**EXERCISE DETAILS**
Count the lines below that contain the word "using" and give only that number.

**DATA SHOWN**
════

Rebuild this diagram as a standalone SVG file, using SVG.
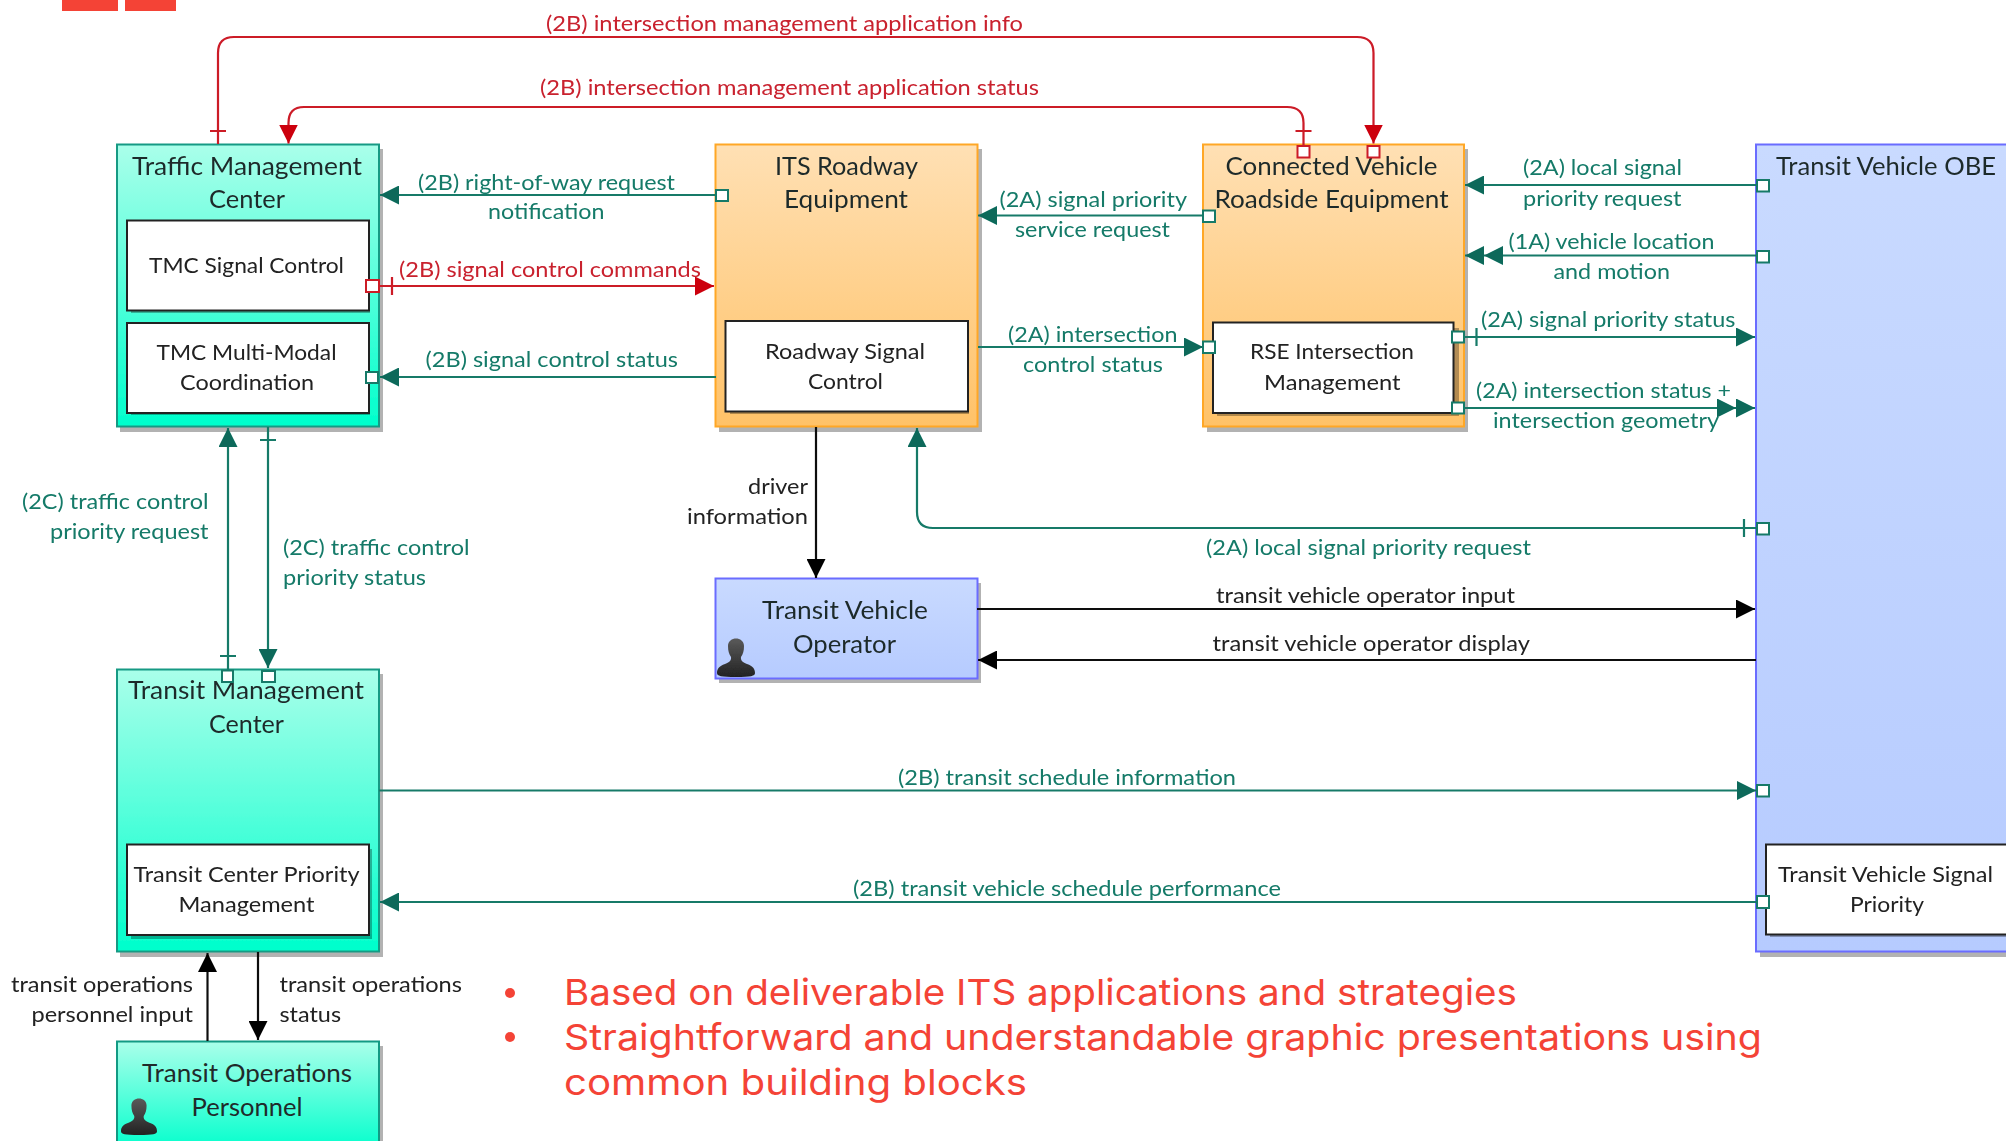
<svg xmlns="http://www.w3.org/2000/svg" width="2006" height="1141" viewBox="0 0 2006 1141">
<style>
text{font-family:"Lato","Open Sans","Liberation Sans",sans-serif}
.t{font-size:25px;fill:#1f2a2a}
.i{font-size:21px;fill:#222}
.g{font-size:20.5px;fill:#137a68}
.r{font-size:20.5px;fill:#c9202e}
.k{font-size:20.5px;fill:#222}
.b{font-family:"Inter","Open Sans","Liberation Sans",sans-serif;font-size:36px;fill:#f44336}
.box{stroke-width:2}
.sh{fill:#000;opacity:.3}
.in{fill:#fff;stroke:#222;stroke-width:2}
.cg,.cr,.ck{fill:none;stroke-width:2.200}
.cg{stroke:#137a68}.cr{stroke:#cc1a28}.ck{stroke:#111}
.pg,.pr{fill:#fff;stroke-width:2}
.pg{stroke:#137a68}.pr{stroke:#cc1a28}
</style>
<defs>
<filter id="soft" x="-2%" y="-2%" width="104%" height="104%"><feGaussianBlur stdDeviation="0.45"/></filter>
<linearGradient id="gt" x1="0" y1="0" x2="0" y2="1"><stop offset="0" stop-color="#aaffea"/><stop offset="1" stop-color="#00ffcc"/></linearGradient>
<linearGradient id="go" x1="0" y1="0" x2="0" y2="1"><stop offset="0" stop-color="#ffe0b4"/><stop offset="1" stop-color="#ffc268"/></linearGradient>
<linearGradient id="gb" x1="0" y1="0" x2="0" y2="1"><stop offset="0" stop-color="#c9daff"/><stop offset="1" stop-color="#b6cbff"/></linearGradient>
<linearGradient id="gp" x1="0" y1="0" x2="0" y2="1"><stop offset="0" stop-color="#5a5a5a"/><stop offset="1" stop-color="#222"/></linearGradient>
<marker id="ag" markerUnits="userSpaceOnUse" markerWidth="19" markerHeight="19" refX="19" refY="9.500" orient="auto"><path d="M0 0L19 9.500L0 19Z" fill="#07695a"/></marker>
<marker id="ar" markerUnits="userSpaceOnUse" markerWidth="19" markerHeight="19" refX="19" refY="9.500" orient="auto"><path d="M0 0L19 9.500L0 19Z" fill="#cc0010"/></marker>
<marker id="ak" markerUnits="userSpaceOnUse" markerWidth="19" markerHeight="19" refX="19" refY="9.500" orient="auto"><path d="M0 0L19 9.500L0 19Z" fill="#000"/></marker>
<marker id="ag2" markerUnits="userSpaceOnUse" markerWidth="38" markerHeight="19" refX="38" refY="9.500" orient="auto"><path d="M0 0L19 9.500L0 19ZM19 0L38 9.500L19 19Z" fill="#07695a"/></marker>
<symbol id="person" viewBox="0 0 38 39" overflow="visible"><path d="M11 8C11 -2 27 -2 27 8C27 13 26 16 24 19C23.500 22 25 24 30 26C36 28 38 31 38 35C38 38 34 39 19 39C4 39 0 38 0 35C0 31 2 28 8 26C13 24 14.500 22 14 19C12 16 11 13 11 8Z" fill="url(#gp)"/></symbol>
</defs>
<g id="top-bars" fill="#f44336"><rect x="62" y="0" width="56" height="11"/><rect x="125" y="0" width="51" height="11"/></g>

<g id="tmc" filter="url(#soft)">
<rect class="sh" x="120" y="149" width="263" height="283"/>
<rect class="box" x="117" y="144.500" width="262" height="282" fill="url(#gt)" stroke="#129a84"/>
<text class="t" x="132" y="175" textLength="230" lengthAdjust="spacingAndGlyphs">Traffic Management</text>
<text class="t" x="209" y="208" textLength="76" lengthAdjust="spacingAndGlyphs">Center</text>
<rect class="sh" x="131" y="225" width="239" height="88"/><rect class="in" x="127" y="220.500" width="242" height="90"/>
<text class="i" x="149" y="273" textLength="195" lengthAdjust="spacingAndGlyphs">TMC Signal Control</text>
<rect class="sh" x="131" y="328" width="239" height="87"/><rect class="in" x="127" y="323" width="242" height="90"/>
<text class="i" x="156.500" y="360" textLength="180" lengthAdjust="spacingAndGlyphs">TMC Multi-Modal</text>
<text class="i" x="180" y="390" textLength="134" lengthAdjust="spacingAndGlyphs">Coordination</text>
</g>
<g id="its" filter="url(#soft)">
<rect class="sh" x="719" y="149" width="263" height="283"/>
<rect class="box" x="715.500" y="144.500" width="262" height="282" fill="url(#go)" stroke="#ffa726"/>
<text class="t" x="775" y="175" textLength="143" lengthAdjust="spacingAndGlyphs">ITS Roadway</text>
<text class="t" x="784" y="208" textLength="124" lengthAdjust="spacingAndGlyphs">Equipment</text>
<rect class="sh" x="730" y="326" width="239" height="88"/><rect class="in" x="725.500" y="321" width="242.500" height="90.500"/>
<text class="i" x="765" y="359" textLength="160" lengthAdjust="spacingAndGlyphs">Roadway Signal</text>
<text class="i" x="808" y="389" textLength="75" lengthAdjust="spacingAndGlyphs">Control</text>
</g>
<g id="cvrse" filter="url(#soft)">
<rect class="sh" x="1207" y="149" width="261" height="283"/>
<rect class="box" x="1203" y="144.500" width="261" height="282" fill="url(#go)" stroke="#ffa726"/>
<text class="t" x="1225.500" y="175" textLength="212" lengthAdjust="spacingAndGlyphs">Connected Vehicle</text>
<text class="t" x="1214.500" y="208" textLength="234" lengthAdjust="spacingAndGlyphs">Roadside Equipment</text>
<rect class="sh" x="1217" y="328" width="242" height="88"/><rect class="in" x="1213" y="322.500" width="240.500" height="90.500"/>
<text class="i" x="1250" y="359" textLength="164" lengthAdjust="spacingAndGlyphs">RSE Intersection</text>
<text class="i" x="1264" y="390" textLength="136.500" lengthAdjust="spacingAndGlyphs">Management</text>
</g>
<g id="obe" filter="url(#soft)">
<rect class="sh" x="1760" y="149" width="260" height="808" opacity=".15"/>
<rect class="box" x="1756" y="144.500" width="270" height="807" fill="url(#gb)" stroke="#6a6cff"/>
<text class="t" x="1776" y="175" textLength="220" lengthAdjust="spacingAndGlyphs">Transit Vehicle OBE</text>
<rect class="sh" x="1770" y="849" width="250" height="88"/><rect class="in" x="1766" y="844.500" width="260" height="90"/>
<text class="i" x="1778" y="882" textLength="215" lengthAdjust="spacingAndGlyphs">Transit Vehicle Signal</text>
<text class="i" x="1850" y="912" textLength="74" lengthAdjust="spacingAndGlyphs">Priority</text>
</g>
<g id="operator" filter="url(#soft)">
<rect class="sh" x="719" y="583" width="262" height="100"/>
<rect class="box" x="715.500" y="578.500" width="262" height="100" fill="url(#gb)" stroke="#6a6cff"/>
<text class="t" x="762" y="619" textLength="166" lengthAdjust="spacingAndGlyphs">Transit Vehicle</text>
<text class="t" x="793" y="653" textLength="103" lengthAdjust="spacingAndGlyphs">Operator</text>
<use href="#person" x="717" y="638" width="38" height="39"/>
</g>
<g id="tmc2" filter="url(#soft)">
<rect class="sh" x="120" y="674" width="263" height="283"/>
<rect class="box" x="117" y="669.500" width="262" height="282" fill="url(#gt)" stroke="#129a84"/>
<text class="t" x="128" y="699" textLength="236" lengthAdjust="spacingAndGlyphs">Transit Management</text>
<text class="t" x="209" y="733" textLength="75" lengthAdjust="spacingAndGlyphs">Center</text>
<rect class="sh" x="131" y="849" width="241" height="90"/><rect class="in" x="127" y="844.500" width="242" height="90.500"/>
<text class="i" x="133.500" y="882" textLength="226" lengthAdjust="spacingAndGlyphs">Transit Center Priority</text>
<text class="i" x="178.500" y="912" textLength="136" lengthAdjust="spacingAndGlyphs">Management</text>
</g>
<g id="personnel">
<rect class="sh" x="120" y="1046" width="263" height="100"/>
<rect class="box" x="117" y="1041.500" width="262" height="110" fill="url(#gt)" stroke="#129a84"/>
<text class="t" x="142" y="1082" textLength="210" lengthAdjust="spacingAndGlyphs">Transit Operations</text>
<text class="t" x="191.500" y="1116" textLength="111" lengthAdjust="spacingAndGlyphs">Personnel</text>
<use href="#person" x="120" y="1098" width="38" height="37"/>
</g>

<g id="connectors" filter="url(#soft)">
<path class="cr" d="M218 144V53Q218 37 234 37H1357Q1373.500 37 1373.500 53V143.500" marker-end="url(#ar)"/>
<path class="cr" d="M1303.500 146V123Q1303.500 107 1287 107H304Q288.500 107 288.500 123V143.500" marker-end="url(#ar)"/>
<path class="cr" d="M210 131H226M1295.500 131H1311.500M392 277V295"/>
<path class="cr" d="M379 286H714" marker-end="url(#ar)"/>
<path class="cg" d="M716 195H380" marker-end="url(#ag)"/>
<path class="cg" d="M716 377H380" marker-end="url(#ag)"/>
<path class="cg" d="M1203 215.500H978" marker-end="url(#ag)"/>
<path class="cg" d="M978 347H1203" marker-end="url(#ag)"/>
<path class="cg" d="M1756 185H1465" marker-end="url(#ag)"/>
<path class="cg" d="M1756 255.500H1465" marker-end="url(#ag2)"/>
<path class="cg" d="M1464 337H1755" marker-end="url(#ag)"/>
<path class="cg" d="M1464 408H1755" marker-end="url(#ag2)"/>
<path class="cg" d="M1476.500 328V346M1744 519V537M260 440H276M220 656H236"/>
<path class="cg" d="M1756 528H933Q917 528 917 512V428" marker-end="url(#ag)"/>
<path class="cg" d="M228 670V428" marker-end="url(#ag)"/>
<path class="cg" d="M268 427V668" marker-end="url(#ag)"/>
<path class="cg" d="M379 790.500H1756" marker-end="url(#ag)"/>
<path class="cg" d="M1756 902H380" marker-end="url(#ag)"/>
<path class="ck" d="M816 427V578" marker-end="url(#ak)"/>
<path class="ck" d="M977 609H1755" marker-end="url(#ak)"/>
<path class="ck" d="M1756 660H978" marker-end="url(#ak)"/>
<path class="ck" d="M207.500 1041V953" marker-end="url(#ak)"/>
<path class="ck" d="M258 952V1040" marker-end="url(#ak)"/>
<rect class="pr" x="366" y="280" width="13" height="12"/>
<rect class="pr" x="1297.500" y="146" width="12" height="11.500"/>
<rect class="pr" x="1367.500" y="146" width="12" height="11.500"/>
<rect class="pg" x="716" y="190" width="12" height="11"/>
<rect class="pg" x="366" y="372" width="12" height="11"/>
<rect class="pg" x="1203" y="210.500" width="12" height="11.500"/>
<rect class="pg" x="1203" y="341.500" width="12" height="11.500"/>
<rect class="pg" x="1452" y="331.500" width="12" height="11"/>
<rect class="pg" x="1452" y="402.500" width="12" height="11"/>
<rect class="pg" x="1757" y="180" width="12" height="11.500"/>
<rect class="pg" x="1757" y="251" width="12" height="11.500"/>
<rect class="pg" x="1757" y="523" width="12" height="11.500"/>
<rect class="pg" x="1757" y="785" width="12" height="11.500"/>
<rect class="pg" x="1757" y="896" width="12" height="12"/>
<rect class="pg" x="222" y="670.500" width="11" height="11.500"/>
<rect class="pg" x="262" y="671" width="13" height="11"/>
</g>

<g id="labels" filter="url(#soft)">
<text class="r" x="546" y="31" textLength="477" lengthAdjust="spacingAndGlyphs">(2B) intersection management application info</text>
<text class="r" x="540" y="95" textLength="499" lengthAdjust="spacingAndGlyphs">(2B) intersection management application status</text>
<text class="g" x="418" y="189.500" textLength="257" lengthAdjust="spacingAndGlyphs">(2B) right-of-way request</text>
<text class="g" x="488" y="219" textLength="116.500" lengthAdjust="spacingAndGlyphs">notification</text>
<text class="r" x="399" y="277" textLength="302" lengthAdjust="spacingAndGlyphs">(2B) signal control commands</text>
<text class="g" x="425.500" y="367" textLength="252.500" lengthAdjust="spacingAndGlyphs">(2B) signal control status</text>
<text class="g" x="999.500" y="207" textLength="187.500" lengthAdjust="spacingAndGlyphs">(2A) signal priority</text>
<text class="g" x="1015" y="237" textLength="155" lengthAdjust="spacingAndGlyphs">service request</text>
<text class="g" x="1008" y="342" textLength="169.500" lengthAdjust="spacingAndGlyphs">(2A) intersection</text>
<text class="g" x="1023" y="372" textLength="140" lengthAdjust="spacingAndGlyphs">control status</text>
<text class="k" x="748" y="493.500" textLength="60" lengthAdjust="spacingAndGlyphs">driver</text>
<text class="k" x="687" y="523.500" textLength="121" lengthAdjust="spacingAndGlyphs">information</text>
<text class="g" x="1206" y="555" textLength="325" lengthAdjust="spacingAndGlyphs">(2A) local signal priority request</text>
<text class="g" x="1523" y="174.500" textLength="159" lengthAdjust="spacingAndGlyphs">(2A) local signal</text>
<text class="g" x="1523" y="205.500" textLength="158.500" lengthAdjust="spacingAndGlyphs">priority request</text>
<text class="g" x="1508.500" y="249" textLength="206" lengthAdjust="spacingAndGlyphs">(1A) vehicle location</text>
<text class="g" x="1553.500" y="279" textLength="116.500" lengthAdjust="spacingAndGlyphs">and motion</text>
<text class="g" x="1481" y="327" textLength="254.500" lengthAdjust="spacingAndGlyphs">(2A) signal priority status</text>
<text class="g" x="1476" y="398" textLength="255" lengthAdjust="spacingAndGlyphs">(2A) intersection status +</text>
<text class="g" x="1493" y="428" textLength="226" lengthAdjust="spacingAndGlyphs">intersection geometry</text>
<text class="g" x="22" y="509" textLength="186.500" lengthAdjust="spacingAndGlyphs">(2C) traffic control</text>
<text class="g" x="50" y="539" textLength="158.500" lengthAdjust="spacingAndGlyphs">priority request</text>
<text class="g" x="283" y="555" textLength="186.500" lengthAdjust="spacingAndGlyphs">(2C) traffic control</text>
<text class="g" x="283" y="585" textLength="143" lengthAdjust="spacingAndGlyphs">priority status</text>
<text class="k" x="1216" y="602.500" textLength="299" lengthAdjust="spacingAndGlyphs">transit vehicle operator input</text>
<text class="k" x="1212.500" y="651" textLength="317.500" lengthAdjust="spacingAndGlyphs">transit vehicle operator display</text>
<text class="g" x="898" y="785" textLength="338" lengthAdjust="spacingAndGlyphs">(2B) transit schedule information</text>
<text class="g" x="853" y="896" textLength="428" lengthAdjust="spacingAndGlyphs">(2B) transit vehicle schedule performance</text>
<text class="k" x="11" y="992" textLength="182" lengthAdjust="spacingAndGlyphs">transit operations</text>
<text class="k" x="31.500" y="1022" textLength="161.500" lengthAdjust="spacingAndGlyphs">personnel input</text>
<text class="k" x="279.500" y="992" textLength="182.500" lengthAdjust="spacingAndGlyphs">transit operations</text>
<text class="k" x="279.500" y="1022" textLength="61.500" lengthAdjust="spacingAndGlyphs">status</text>
</g>

<g id="notes">
<circle cx="510" cy="993" r="5" fill="#f44336"/><circle cx="510" cy="1037" r="5" fill="#f44336"/>
<text class="b" x="564" y="1005" textLength="953" lengthAdjust="spacingAndGlyphs">Based on deliverable ITS applications and strategies</text>
<text class="b" x="564" y="1050" textLength="1198" lengthAdjust="spacingAndGlyphs">Straightforward and understandable graphic presentations using</text>
<text class="b" x="564" y="1095" textLength="463" lengthAdjust="spacingAndGlyphs">common building blocks</text>
</g>
</svg>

════

**SOLUTION TO THE EXERCISE**
2